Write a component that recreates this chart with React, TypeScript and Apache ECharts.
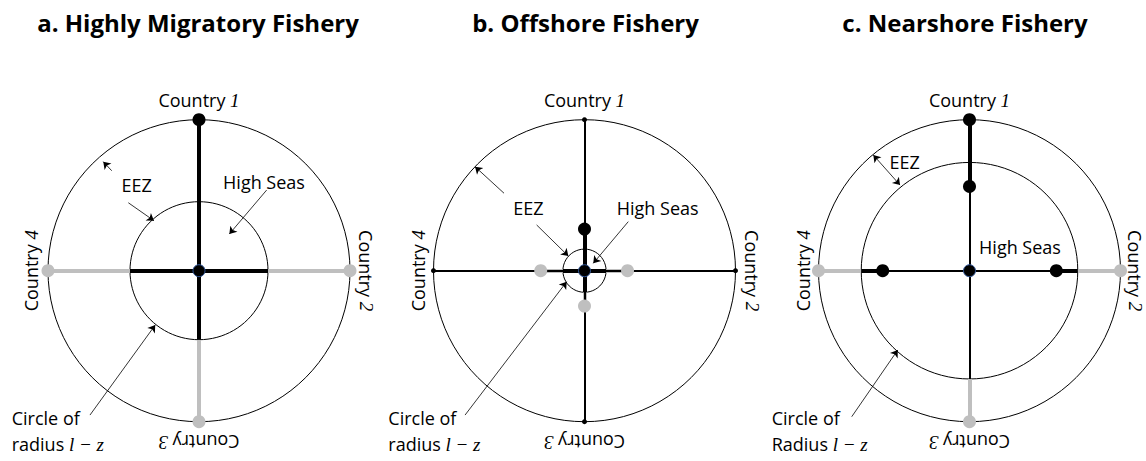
import React, { useEffect, useRef } from 'react';
import * as echarts from 'echarts';

// ---------- data (unit: outer EEZ boundary radius = 1) ----------
const panelTitles = ['a. Highly Migratory Fishery', 'b. Offshore Fishery', 'c. Nearshore Fishery'];
const countryWord = 'Country ';
const countryNumbers = ['1', '2', '3', '4'];
const regionLabels = ['EEZ', 'High Seas'];
const circleCaption = [
  ['Circle of', 'radius '],
  ['Circle of', 'radius '],
  ['Circle of', 'Radius '],
];
const mathExpr = 'l \u2212 z';

const outerRadius = [1, 1, 1];
const innerRadius = [0.457, 0.143, 0.717];

// segments [x1, y1, x2, y2]
const thickSegments = [
  [[0, 1, 0, -0.457], [-0.457, 0, 0.457, 0]],
  [[0, 0.276, 0, -0.143], [-0.143, 0, 0.143, 0]],
  [[0, 1, 0, 0.558], [-0.717, 0, -0.575, 0], [0.575, 0, 0.717, 0]],
];
const graySegments = [
  [[0, -0.457, 0, -1], [-1, 0, -0.457, 0], [0.457, 0, 1, 0]],
  [[-0.29, 0, -0.143, 0], [0.143, 0, 0.285, 0], [0, -0.143, 0, -0.234]],
  [[0, -0.717, 0, -1], [-1, 0, -0.717, 0], [0.717, 0, 1, 0]],
];
const thinSegments = [
  [],
  [[0, 1, 0, -1], [-1, 0, 1, 0]],
  [[0, 0.558, 0, -0.717], [-0.575, 0, 0.575, 0]],
];

// dots [x, y]
const blackDots = [
  [[0, 1]],
  [[0, 0.276]],
  [[0, 1], [0, 0.558], [-0.575, 0], [0.575, 0]],
];
const grayDots = [
  [[1, 0], [-1, 0], [0, -1]],
  [[-0.29, 0], [0.285, 0], [0, -0.234]],
  [[1, 0], [-1, 0], [0, -1]],
];
const smallDots = [
  [],
  [[0, 1], [1, 0], [0, -1], [-1, 0]],
  [],
];
const centerDots = [[0, 0]];

// annotation arrows [x1, y1, x2, y2]
const singleArrows = [
  [[-0.578, 0.662, -0.634, 0.722], [-0.468, 0.45, -0.298, 0.331], [0.448, 0.534, 0.201, 0.243], [-0.722, -0.956, -0.29, -0.36]],
  [[-0.533, 0.513, -0.725, 0.689], [-0.317, 0.303, -0.107, 0.097], [0.29, 0.325, 0.058, 0.049], [-0.791, -0.956, -0.118, -0.073]],
  [[-0.78, -0.967, -0.475, -0.525]],
];
const doubleArrows = [
  [],
  [],
  [[-0.637, 0.766, -0.46, 0.567]],
];

// ---------- layout ----------
const CX = [199, 584.5, 969.5];
const CY = 270.7;
const R = 151;
const TITLE_X = [198, 585.5, 965];
const COUNTRY_RIGHT = [167, 167.5, 165.5];
const COUNTRY_LEFT = [-168, -166.5, -166.5];
const EEZ_POS = [[136.7, 185], [528.3, 208.3], [904.7, 161.7]];
const HS_POS = [[264, 181.7], [657.7, 208.3], [1020, 246.7]];
const CAPTION_X = [11.7, 388.3, 771.7];

const FONT = 'Open Sans';
const MATH_FONT = 'Liberation Serif';
const GRAY = '#bfbfbf';

function segSeries(i: number, segs: number[][], color: string, width: number, z: number) {
  return {
    type: 'lines',
    coordinateSystem: 'cartesian2d',
    xAxisIndex: i,
    yAxisIndex: i,
    silent: true,
    z,
    symbol: 'none',
    lineStyle: { color, width, opacity: 1, curveness: 0, cap: 'butt' },
    data: segs.map((s) => ({ coords: [[s[0], s[1]], [s[2], s[3]]] })),
  };
}

function arrowSeries(i: number, segs: number[][], both: boolean) {
  return {
    type: 'lines',
    coordinateSystem: 'cartesian2d',
    xAxisIndex: i,
    yAxisIndex: i,
    silent: true,
    z: 5,
    symbol: both ? ['arrow', 'arrow'] : ['none', 'arrow'],
    symbolSize: 7,
    lineStyle: { color: '#000', width: 0.8, opacity: 1, curveness: 0 },
    data: segs.map((s) => ({ coords: [[s[0], s[1]], [s[2], s[3]]] })),
  };
}

function dotSeries(i: number, pts: number[][], color: string, size: number, z: number, border?: string) {
  return {
    type: 'scatter',
    xAxisIndex: i,
    yAxisIndex: i,
    silent: true,
    z,
    clip: false,
    symbol: 'circle',
    symbolSize: size,
    itemStyle: { color, opacity: 1, borderColor: border || color, borderWidth: border ? 1 : 0 },
    data: pts,
  };
}

function circleSeries(i: number) {
  return {
    type: 'custom',
    xAxisIndex: i,
    yAxisIndex: i,
    silent: true,
    clip: false,
    z: 1,
    encode: { x: 0, y: 1 },
    data: [
      [0, 0, outerRadius[i]],
      [0, 0, innerRadius[i]],
    ],
    renderItem: (params: any, api: any) => {
      const c = api.coord([api.value(0), api.value(1)]);
      const e = api.coord([api.value(0) + api.value(2), api.value(1)]);
      return {
        type: 'circle',
        shape: { cx: c[0], cy: c[1], r: e[0] - c[0] },
        style: { fill: 'none', stroke: '#000', lineWidth: 1 },
      };
    },
  };
}

function countryText(x: number, y: number, n: string, rotation: number) {
  return {
    type: 'text',
    x,
    y,
    rotation,
    silent: true,
    style: {
      text: `{c|${countryWord}}{n|${n}}`,
      align: 'center',
      verticalAlign: 'middle',
      fontSize: 18,
      fontFamily: FONT,
      fill: '#000',
      rich: {
        c: { fontSize: 18, fontFamily: FONT, fill: '#000' },
        n: { fontSize: 19, fontFamily: MATH_FONT, fontStyle: 'italic', fill: '#000' },
      },
    },
  };
}

function plainText(x: number, y: number, text: string, align = 'center') {
  return {
    type: 'text',
    x,
    y,
    silent: true,
    style: { text, align, verticalAlign: 'middle', fontSize: 18, fontFamily: FONT, fill: '#000' },
  };
}

export default function App() {
  const ref = useRef<HTMLDivElement>(null);
  useEffect(() => {
    if (!ref.current) return;
    const chart = echarts.init(ref.current, undefined, { renderer: 'svg' });
    const grids: any[] = [];
    const xAxes: any[] = [];
    const yAxes: any[] = [];
    const series: any[] = [];
    const graphic: any[] = [];
    for (let i = 0; i < 3; i++) {
      grids.push({ left: CX[i] - R, top: CY - R, width: 2 * R, height: 2 * R, containLabel: false });
      xAxes.push({ type: 'value', gridIndex: i, min: -1, max: 1, show: false });
      yAxes.push({ type: 'value', gridIndex: i, min: -1, max: 1, show: false });
      series.push(circleSeries(i));
      series.push(segSeries(i, graySegments[i], GRAY, 4, 2));
      series.push(segSeries(i, thinSegments[i], '#000', 2, 3));
      series.push(segSeries(i, thickSegments[i], '#000', 4, 3));
      series.push(arrowSeries(i, singleArrows[i], false));
      series.push(arrowSeries(i, doubleArrows[i], true));
      series.push(dotSeries(i, grayDots[i], GRAY, 13, 6));
      series.push(dotSeries(i, blackDots[i], '#000', 13, 6));
      series.push(dotSeries(i, smallDots[i], '#000', 5, 6));
      series.push(dotSeries(i, centerDots, '#000', 12, 7, '#2f5597'));

      graphic.push({
        type: 'text',
        x: TITLE_X[i],
        y: 22,
        silent: true,
        style: {
          text: panelTitles[i],
          align: 'center',
          verticalAlign: 'middle',
          fontSize: 24,
          fontWeight: 'bold',
          fontFamily: FONT,
          fill: '#000',
        },
      });
      graphic.push(countryText(CX[i], CY - 170.7, countryNumbers[0], 0));
      graphic.push(countryText(CX[i] + COUNTRY_RIGHT[i], CY, countryNumbers[1], -Math.PI / 2));
      graphic.push(countryText(CX[i], CY + 171.3, countryNumbers[2], Math.PI));
      graphic.push(countryText(CX[i] + COUNTRY_LEFT[i], CY, countryNumbers[3], Math.PI / 2));
      graphic.push(plainText(EEZ_POS[i][0], EEZ_POS[i][1], regionLabels[0]));
      graphic.push(plainText(HS_POS[i][0], HS_POS[i][1], regionLabels[1]));
      graphic.push(plainText(CAPTION_X[i], 417.7, circleCaption[i][0], 'left'));
      graphic.push({
        type: 'text',
        x: CAPTION_X[i],
        y: 444,
        silent: true,
        style: {
          text: `{r|${circleCaption[i][1]}}{m|${mathExpr}}`,
          align: 'left',
          verticalAlign: 'middle',
          fontSize: 18,
          fontFamily: FONT,
          fill: '#000',
          rich: {
            r: { fontSize: 18, fontFamily: FONT, fill: '#000' },
            m: { fontSize: 19, fontFamily: MATH_FONT, fontStyle: 'italic', fill: '#000' },
          },
        },
      });
    }
    chart.setOption({
      animation: false,
      backgroundColor: '#ffffff',
      grid: grids,
      xAxis: xAxes,
      yAxis: yAxes,
      series,
      graphic,
    });
    return () => chart.dispose();
  }, []);
  return (
    <div
      ref={ref}
      style={{ position: 'absolute', left: 0, top: 0, width: 1146, height: 461, background: '#fff' }}
    />
  );
}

=== Stated exercise ===
Search the preceding listing for the word "React" and pull out every line that holds it.

=== Written answer ===
Write a component that recreates this chart with React, TypeScript and Apache ECharts.
import React, { useEffect, useRef } from 'react';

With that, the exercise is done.